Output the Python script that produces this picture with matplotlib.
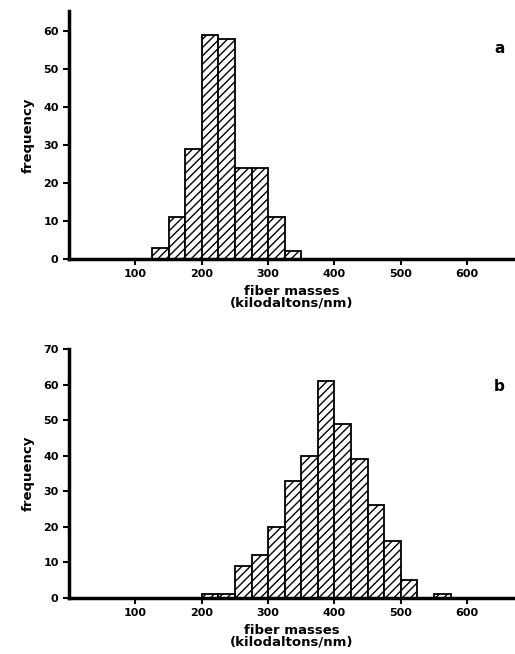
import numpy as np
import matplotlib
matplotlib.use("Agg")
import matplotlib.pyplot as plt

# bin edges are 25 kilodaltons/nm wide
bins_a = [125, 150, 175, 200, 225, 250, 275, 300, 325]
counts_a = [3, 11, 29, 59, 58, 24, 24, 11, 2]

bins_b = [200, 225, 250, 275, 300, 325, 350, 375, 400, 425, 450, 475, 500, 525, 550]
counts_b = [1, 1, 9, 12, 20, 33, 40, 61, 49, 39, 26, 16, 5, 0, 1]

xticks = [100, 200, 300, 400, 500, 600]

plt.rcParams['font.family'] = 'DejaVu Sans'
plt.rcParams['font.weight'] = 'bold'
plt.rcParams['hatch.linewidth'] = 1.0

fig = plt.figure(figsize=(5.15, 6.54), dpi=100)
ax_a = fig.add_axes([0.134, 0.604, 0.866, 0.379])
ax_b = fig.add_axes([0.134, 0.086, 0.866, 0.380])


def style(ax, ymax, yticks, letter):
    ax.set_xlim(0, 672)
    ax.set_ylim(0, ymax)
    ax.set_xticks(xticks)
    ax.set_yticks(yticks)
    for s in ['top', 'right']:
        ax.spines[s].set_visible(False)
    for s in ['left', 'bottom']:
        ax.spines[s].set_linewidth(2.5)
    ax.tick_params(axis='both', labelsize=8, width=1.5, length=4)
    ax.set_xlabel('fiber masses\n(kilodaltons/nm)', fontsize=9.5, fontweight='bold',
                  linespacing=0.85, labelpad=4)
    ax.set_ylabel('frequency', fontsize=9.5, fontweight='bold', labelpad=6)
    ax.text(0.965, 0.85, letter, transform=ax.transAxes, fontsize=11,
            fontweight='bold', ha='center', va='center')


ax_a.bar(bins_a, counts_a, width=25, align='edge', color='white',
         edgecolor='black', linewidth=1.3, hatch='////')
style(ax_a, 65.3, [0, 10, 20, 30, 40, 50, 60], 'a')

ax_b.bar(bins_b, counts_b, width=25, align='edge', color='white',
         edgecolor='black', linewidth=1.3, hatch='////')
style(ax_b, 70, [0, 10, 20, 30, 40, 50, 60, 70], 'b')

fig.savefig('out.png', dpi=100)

++++++++

EXERCISE DETAILS: All of the data above should be quoted exactly, except for the pictures.

SOLUTION TO THIS EXERCISE:
Output the Python script that produces this picture with matplotlib.
import numpy as np
import matplotlib
matplotlib.use("Agg")
import matplotlib.pyplot as plt

# bin edges are 25 kilodaltons/nm wide
bins_a = [125, 150, 175, 200, 225, 250, 275, 300, 325]
counts_a = [3, 11, 29, 59, 58, 24, 24, 11, 2]

bins_b = [200, 225, 250, 275, 300, 325, 350, 375, 400, 425, 450, 475, 500, 525, 550]
counts_b = [1, 1, 9, 12, 20, 33, 40, 61, 49, 39, 26, 16, 5, 0, 1]

xticks = [100, 200, 300, 400, 500, 600]

plt.rcParams['font.family'] = 'DejaVu Sans'
plt.rcParams['font.weight'] = 'bold'
plt.rcParams['hatch.linewidth'] = 1.0

fig = plt.figure(figsize=(5.15, 6.54), dpi=100)
ax_a = fig.add_axes([0.134, 0.604, 0.866, 0.379])
ax_b = fig.add_axes([0.134, 0.086, 0.866, 0.380])


def style(ax, ymax, yticks, letter):
    ax.set_xlim(0, 672)
    ax.set_ylim(0, ymax)
    ax.set_xticks(xticks)
    ax.set_yticks(yticks)
    for s in ['top', 'right']:
        ax.spines[s].set_visible(False)
    for s in ['left', 'bottom']:
        ax.spines[s].set_linewidth(2.5)
    ax.tick_params(axis='both', labelsize=8, width=1.5, length=4)
    ax.set_xlabel('fiber masses\n(kilodaltons/nm)', fontsize=9.5, fontweight='bold',
                  linespacing=0.85, labelpad=4)
    ax.set_ylabel('frequency', fontsize=9.5, fontweight='bold', labelpad=6)
    ax.text(0.965, 0.85, letter, transform=ax.transAxes, fontsize=11,
            fontweight='bold', ha='center', va='center')


ax_a.bar(bins_a, counts_a, width=25, align='edge', color='white',
         edgecolor='black', linewidth=1.3, hatch='////')
style(ax_a, 65.3, [0, 10, 20, 30, 40, 50, 60], 'a')

ax_b.bar(bins_b, counts_b, width=25, align='edge', color='white',
         edgecolor='black', linewidth=1.3, hatch='////')
style(ax_b, 70, [0, 10, 20, 30, 40, 50, 60, 70], 'b')

fig.savefig('out.png', dpi=100)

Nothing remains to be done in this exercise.